What I Believe as a Coach

Posted by Matthew Marquez on

Structure Over Motivation

Motivation is unreliable. Structure is not. If motivation were the primary driver of long-term transformation, consistency would be universal. It isn’t. Not in training, not in nutrition, and not in life.

What sustains progress is structure. A system that functions regardless of mood, stress, or external circumstances.

As a professional coach, my responsibility is not to inspire momentary effort.

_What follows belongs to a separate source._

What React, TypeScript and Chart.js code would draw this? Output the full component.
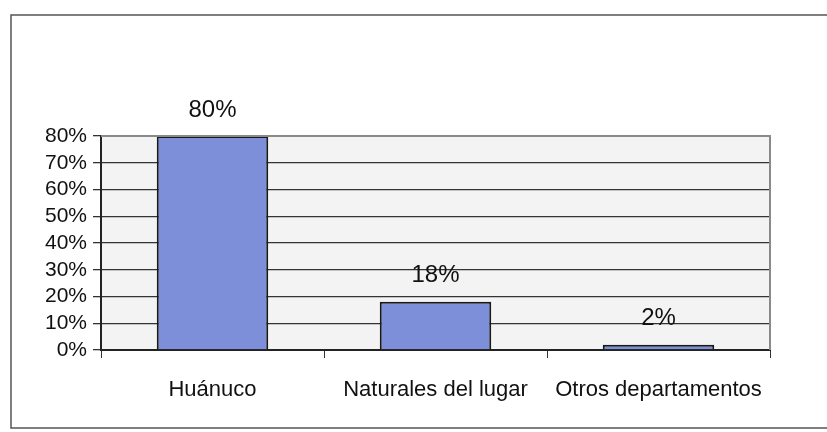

It is to build frameworks that clients can execute repeatedly, even when motivation fades. Discipline follows structure. Not the other way around.

Effort Without Direction Is Not a Virtue

Effort alone is not a qualification for progress. I have worked with high school athletes & athletes, professionals with demanding careers, lifestyle clients, and competitive bodybuilders. The common denominator among successful outcomes has never been how hard someone trains; it has been how well their effort is directed.

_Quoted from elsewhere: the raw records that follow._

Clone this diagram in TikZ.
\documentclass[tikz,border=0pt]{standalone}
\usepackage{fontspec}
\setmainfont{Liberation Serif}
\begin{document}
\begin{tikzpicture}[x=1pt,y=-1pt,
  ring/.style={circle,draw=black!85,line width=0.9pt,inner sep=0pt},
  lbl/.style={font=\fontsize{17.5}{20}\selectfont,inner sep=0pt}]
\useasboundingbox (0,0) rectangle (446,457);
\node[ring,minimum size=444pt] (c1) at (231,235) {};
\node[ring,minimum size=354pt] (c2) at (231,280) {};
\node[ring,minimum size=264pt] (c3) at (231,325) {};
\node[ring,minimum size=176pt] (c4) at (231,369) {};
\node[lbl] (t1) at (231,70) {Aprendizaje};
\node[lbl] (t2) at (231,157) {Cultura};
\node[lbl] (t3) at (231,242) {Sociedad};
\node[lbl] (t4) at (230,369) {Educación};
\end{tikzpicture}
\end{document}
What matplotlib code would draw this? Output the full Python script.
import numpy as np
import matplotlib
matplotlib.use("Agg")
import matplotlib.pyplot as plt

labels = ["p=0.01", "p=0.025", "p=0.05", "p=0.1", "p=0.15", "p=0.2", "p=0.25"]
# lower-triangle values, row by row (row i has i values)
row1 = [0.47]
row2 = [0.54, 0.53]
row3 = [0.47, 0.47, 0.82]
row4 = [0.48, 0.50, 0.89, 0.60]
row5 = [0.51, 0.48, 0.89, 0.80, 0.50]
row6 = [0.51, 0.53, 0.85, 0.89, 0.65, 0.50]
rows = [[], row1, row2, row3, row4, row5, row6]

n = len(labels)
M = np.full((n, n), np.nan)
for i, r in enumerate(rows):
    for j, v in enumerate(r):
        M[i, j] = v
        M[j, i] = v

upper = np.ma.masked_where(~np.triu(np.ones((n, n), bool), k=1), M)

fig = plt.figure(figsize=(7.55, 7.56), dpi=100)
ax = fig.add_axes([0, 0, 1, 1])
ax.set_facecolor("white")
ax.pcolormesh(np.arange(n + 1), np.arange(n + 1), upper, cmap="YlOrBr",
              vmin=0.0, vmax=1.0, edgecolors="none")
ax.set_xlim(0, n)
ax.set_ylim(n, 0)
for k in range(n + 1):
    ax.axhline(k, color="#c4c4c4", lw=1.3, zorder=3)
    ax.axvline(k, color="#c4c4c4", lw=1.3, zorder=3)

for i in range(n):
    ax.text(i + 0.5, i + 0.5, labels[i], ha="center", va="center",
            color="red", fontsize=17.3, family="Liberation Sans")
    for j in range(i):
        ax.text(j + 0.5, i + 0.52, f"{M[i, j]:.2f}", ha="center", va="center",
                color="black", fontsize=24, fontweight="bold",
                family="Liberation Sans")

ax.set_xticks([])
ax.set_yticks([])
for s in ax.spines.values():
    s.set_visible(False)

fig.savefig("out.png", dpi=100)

Every program I design is intentional. Training frequency, exercise selection, volume, intensity, and recovery are all determined by:

  • The individual’s goals

  • Their lifestyle constraints

  • Their training history

  • Their recovery capacity

  • Their ability to adhere long-term

No two clients receive the same program because no two clients present the same variables. Output matters more than suffering. Progress is built through intelligent execution, not exhaustion.

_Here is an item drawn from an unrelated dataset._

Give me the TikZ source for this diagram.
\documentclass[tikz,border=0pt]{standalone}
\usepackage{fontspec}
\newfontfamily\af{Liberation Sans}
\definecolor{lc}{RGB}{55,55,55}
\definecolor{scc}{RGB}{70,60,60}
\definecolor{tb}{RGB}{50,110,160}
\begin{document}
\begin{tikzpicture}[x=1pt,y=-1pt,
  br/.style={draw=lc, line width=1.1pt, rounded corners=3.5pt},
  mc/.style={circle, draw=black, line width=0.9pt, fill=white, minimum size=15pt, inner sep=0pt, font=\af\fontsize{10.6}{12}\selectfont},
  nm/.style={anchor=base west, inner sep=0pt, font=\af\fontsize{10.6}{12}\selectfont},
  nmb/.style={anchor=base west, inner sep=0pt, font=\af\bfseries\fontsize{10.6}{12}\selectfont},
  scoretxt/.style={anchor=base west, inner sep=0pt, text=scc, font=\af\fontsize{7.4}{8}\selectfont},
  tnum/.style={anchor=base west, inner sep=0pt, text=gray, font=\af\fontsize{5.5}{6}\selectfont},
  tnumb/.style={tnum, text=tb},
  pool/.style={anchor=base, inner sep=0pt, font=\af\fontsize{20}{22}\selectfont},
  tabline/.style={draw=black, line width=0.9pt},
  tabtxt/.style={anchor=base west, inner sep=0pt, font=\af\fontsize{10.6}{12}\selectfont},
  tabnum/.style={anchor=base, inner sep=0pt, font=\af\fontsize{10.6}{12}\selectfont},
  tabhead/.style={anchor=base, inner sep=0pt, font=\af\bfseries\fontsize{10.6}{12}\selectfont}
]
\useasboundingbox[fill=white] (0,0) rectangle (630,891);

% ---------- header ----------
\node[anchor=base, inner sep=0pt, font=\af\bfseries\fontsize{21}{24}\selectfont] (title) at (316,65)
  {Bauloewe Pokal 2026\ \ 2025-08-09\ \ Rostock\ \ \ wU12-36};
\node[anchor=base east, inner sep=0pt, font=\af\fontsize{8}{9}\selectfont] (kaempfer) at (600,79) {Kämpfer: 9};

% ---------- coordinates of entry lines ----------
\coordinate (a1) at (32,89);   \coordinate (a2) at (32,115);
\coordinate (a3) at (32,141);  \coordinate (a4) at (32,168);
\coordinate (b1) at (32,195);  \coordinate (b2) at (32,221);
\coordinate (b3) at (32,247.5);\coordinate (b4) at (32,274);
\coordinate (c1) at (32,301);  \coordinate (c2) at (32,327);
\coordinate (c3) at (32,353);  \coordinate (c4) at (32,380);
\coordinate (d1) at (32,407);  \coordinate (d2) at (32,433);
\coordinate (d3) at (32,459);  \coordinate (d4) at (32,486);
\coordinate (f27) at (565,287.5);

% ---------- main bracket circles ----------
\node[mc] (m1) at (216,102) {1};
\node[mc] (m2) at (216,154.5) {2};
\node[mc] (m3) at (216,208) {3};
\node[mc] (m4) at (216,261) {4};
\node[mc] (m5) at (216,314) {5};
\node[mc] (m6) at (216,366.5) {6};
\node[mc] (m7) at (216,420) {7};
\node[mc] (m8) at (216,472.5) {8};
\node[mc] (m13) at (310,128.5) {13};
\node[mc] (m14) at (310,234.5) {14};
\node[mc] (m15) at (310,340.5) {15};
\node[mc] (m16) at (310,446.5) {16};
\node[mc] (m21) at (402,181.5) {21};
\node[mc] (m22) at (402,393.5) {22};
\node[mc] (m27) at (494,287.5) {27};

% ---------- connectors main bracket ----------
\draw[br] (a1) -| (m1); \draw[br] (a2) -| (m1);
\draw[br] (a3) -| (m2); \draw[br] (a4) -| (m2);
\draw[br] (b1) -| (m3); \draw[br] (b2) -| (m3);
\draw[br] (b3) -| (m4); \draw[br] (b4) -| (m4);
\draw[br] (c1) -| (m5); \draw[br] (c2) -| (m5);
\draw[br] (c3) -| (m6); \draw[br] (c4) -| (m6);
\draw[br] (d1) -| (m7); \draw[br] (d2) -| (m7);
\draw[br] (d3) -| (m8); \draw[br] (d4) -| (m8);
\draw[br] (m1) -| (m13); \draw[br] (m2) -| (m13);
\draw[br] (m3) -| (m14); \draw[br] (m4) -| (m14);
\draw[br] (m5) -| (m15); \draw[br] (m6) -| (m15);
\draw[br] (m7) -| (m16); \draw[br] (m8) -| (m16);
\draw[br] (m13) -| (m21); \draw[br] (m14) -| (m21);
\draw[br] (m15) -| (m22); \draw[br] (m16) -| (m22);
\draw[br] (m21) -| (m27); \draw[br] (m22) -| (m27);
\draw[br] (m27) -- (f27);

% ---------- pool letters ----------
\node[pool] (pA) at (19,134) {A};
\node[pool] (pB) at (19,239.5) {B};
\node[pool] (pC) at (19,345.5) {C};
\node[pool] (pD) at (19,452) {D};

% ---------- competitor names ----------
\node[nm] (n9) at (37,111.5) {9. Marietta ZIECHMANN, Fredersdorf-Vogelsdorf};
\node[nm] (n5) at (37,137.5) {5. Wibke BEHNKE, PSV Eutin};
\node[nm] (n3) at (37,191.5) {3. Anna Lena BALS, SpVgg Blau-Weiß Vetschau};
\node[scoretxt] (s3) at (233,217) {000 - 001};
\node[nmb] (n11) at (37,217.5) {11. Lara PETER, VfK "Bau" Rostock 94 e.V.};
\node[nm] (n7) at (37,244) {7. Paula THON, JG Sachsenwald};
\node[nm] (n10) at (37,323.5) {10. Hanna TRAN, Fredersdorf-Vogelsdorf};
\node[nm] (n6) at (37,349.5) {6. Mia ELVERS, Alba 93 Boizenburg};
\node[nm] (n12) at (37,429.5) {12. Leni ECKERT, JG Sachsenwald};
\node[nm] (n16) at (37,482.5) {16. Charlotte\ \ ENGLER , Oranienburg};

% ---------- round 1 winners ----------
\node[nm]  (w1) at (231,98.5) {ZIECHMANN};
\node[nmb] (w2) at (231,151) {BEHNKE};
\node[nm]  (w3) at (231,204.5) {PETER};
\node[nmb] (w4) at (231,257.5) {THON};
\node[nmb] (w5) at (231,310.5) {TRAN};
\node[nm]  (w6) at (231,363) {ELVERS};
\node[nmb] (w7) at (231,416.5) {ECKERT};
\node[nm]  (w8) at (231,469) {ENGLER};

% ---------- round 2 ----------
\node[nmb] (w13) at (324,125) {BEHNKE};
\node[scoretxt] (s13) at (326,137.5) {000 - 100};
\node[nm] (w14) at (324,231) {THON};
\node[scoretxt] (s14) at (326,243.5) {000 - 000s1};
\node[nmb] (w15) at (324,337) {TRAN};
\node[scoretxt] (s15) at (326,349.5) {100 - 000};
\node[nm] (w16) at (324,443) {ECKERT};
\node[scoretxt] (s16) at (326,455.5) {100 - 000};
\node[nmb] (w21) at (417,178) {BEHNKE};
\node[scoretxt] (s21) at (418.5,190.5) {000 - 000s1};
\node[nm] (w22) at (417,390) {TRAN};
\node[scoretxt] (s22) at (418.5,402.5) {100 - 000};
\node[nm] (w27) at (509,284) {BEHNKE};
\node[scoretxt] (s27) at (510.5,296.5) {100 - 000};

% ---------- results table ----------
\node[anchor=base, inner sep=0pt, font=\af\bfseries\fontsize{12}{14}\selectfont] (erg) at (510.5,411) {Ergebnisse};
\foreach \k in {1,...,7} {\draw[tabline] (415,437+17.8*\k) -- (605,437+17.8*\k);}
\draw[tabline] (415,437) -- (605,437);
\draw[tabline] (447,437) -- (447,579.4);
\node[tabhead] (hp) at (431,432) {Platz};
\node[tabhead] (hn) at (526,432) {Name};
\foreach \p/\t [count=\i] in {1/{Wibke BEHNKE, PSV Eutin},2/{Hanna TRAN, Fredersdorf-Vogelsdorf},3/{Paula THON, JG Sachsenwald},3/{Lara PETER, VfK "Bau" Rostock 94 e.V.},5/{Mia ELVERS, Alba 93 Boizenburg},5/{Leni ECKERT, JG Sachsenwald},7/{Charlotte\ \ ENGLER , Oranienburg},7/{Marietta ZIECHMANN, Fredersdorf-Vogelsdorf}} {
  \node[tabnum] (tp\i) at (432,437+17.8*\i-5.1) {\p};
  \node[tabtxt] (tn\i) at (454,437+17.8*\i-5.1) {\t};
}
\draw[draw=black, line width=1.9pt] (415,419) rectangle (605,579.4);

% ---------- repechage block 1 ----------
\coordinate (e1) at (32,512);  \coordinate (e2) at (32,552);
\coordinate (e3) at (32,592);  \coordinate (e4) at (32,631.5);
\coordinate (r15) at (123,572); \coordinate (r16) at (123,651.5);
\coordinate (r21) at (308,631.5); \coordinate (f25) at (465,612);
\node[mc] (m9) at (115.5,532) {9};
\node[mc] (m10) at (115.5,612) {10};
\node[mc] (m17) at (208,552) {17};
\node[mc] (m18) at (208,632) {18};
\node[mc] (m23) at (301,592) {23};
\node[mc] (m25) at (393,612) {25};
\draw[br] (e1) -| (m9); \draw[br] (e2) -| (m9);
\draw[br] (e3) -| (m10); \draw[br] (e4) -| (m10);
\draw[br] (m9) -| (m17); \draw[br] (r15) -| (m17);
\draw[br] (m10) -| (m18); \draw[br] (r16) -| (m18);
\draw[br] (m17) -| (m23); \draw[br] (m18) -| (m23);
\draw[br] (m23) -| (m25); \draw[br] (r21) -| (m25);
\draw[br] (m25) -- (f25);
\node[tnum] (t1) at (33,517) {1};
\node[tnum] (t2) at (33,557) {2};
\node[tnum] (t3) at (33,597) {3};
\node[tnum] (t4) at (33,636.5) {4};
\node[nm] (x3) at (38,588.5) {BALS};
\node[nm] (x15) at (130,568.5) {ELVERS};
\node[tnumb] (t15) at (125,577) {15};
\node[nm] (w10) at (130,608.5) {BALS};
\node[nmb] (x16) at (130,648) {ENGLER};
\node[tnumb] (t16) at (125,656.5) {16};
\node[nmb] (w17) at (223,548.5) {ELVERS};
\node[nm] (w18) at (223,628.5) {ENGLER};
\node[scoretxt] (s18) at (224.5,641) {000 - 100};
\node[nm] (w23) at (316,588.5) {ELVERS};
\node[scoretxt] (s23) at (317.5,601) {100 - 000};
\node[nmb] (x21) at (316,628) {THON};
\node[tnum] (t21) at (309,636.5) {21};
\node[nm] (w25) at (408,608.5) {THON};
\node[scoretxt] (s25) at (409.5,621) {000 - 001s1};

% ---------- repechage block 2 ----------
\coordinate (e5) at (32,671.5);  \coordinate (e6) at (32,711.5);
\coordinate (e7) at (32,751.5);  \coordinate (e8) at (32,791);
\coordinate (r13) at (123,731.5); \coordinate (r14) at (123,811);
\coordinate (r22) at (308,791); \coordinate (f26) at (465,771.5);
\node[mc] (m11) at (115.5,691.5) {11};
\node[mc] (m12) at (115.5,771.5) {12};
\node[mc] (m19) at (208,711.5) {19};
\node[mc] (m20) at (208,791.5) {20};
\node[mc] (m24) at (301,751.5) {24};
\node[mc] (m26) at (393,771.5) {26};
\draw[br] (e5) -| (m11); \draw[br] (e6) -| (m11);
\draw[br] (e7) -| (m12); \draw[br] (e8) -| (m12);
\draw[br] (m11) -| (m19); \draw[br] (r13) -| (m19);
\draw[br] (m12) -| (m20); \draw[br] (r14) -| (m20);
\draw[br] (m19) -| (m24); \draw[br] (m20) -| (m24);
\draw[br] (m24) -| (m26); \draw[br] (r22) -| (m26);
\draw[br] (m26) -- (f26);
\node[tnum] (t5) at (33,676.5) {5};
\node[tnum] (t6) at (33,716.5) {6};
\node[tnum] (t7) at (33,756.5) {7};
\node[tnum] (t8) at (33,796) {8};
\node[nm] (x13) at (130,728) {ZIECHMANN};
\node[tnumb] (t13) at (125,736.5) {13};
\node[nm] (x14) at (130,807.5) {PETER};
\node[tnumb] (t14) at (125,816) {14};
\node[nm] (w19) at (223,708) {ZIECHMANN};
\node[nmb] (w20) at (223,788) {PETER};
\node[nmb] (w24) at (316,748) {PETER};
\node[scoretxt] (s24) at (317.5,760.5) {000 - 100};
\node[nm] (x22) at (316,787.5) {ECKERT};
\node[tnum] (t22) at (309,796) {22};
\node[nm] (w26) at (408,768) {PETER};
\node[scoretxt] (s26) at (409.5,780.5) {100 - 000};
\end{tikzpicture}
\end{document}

Managing Expectations Is an Ethical Responsibility

One of the most overlooked responsibilities in coaching is expectation management. The fitness industry rewards exaggeration. Timelines are compressed. Outcomes are overstated. Nuance is often ignored.

I do not operate that way.

Managing expectations means being honest about:

  • What is realistic

  • What is sustainable

  • What tradeoffs are required

  • What outcomes take time

This applies to lifestyle clients and competitive athletes alike. Ethical coaching does not promise certainty of outcomes; it provides clarity of process. That distinction matters.

Lifestyle and Competitive Clients Follow the Same Principles

Lifestyle clients and competitive athletes are not opposites. They are governed by the same principles. The difference lies in:

  • Timelines

  • Priorities

  • Acceptable tradeoffs

The physiology does not change. Training principles, nutritional structure, recovery management, and progression strategies remain consistent whether someone is preparing for the stage or aiming to improve body composition while balancing a career.

Good coaching scales principles; it does not abandon them.

My Role Is to Reduce Uncertainty

Most people do not fail because they lack effort. They fail because they do not know whether what they are doing is appropriate, sufficient, or sustainable. Uncertainty creates hesitation; hesitation disrupts consistency, and inconsistency quietly erodes progress.

My role as a coach is to remove that uncertainty. That means:

  • Knowing why a program is structured the way it is

  • Understanding when to push and when to hold steady

  • Adjusting variables based on feedback, not emotion

  • Providing context so decisions are made with confidence

When uncertainty is reduced, execution improves. When execution improves, progress compounds. Coaching is not about control or motivation. It is about providing clarity so effort is applied in the right direction for long enough to matter.

That is the standard I hold myself to, and the responsibility I take seriously as a professional coach.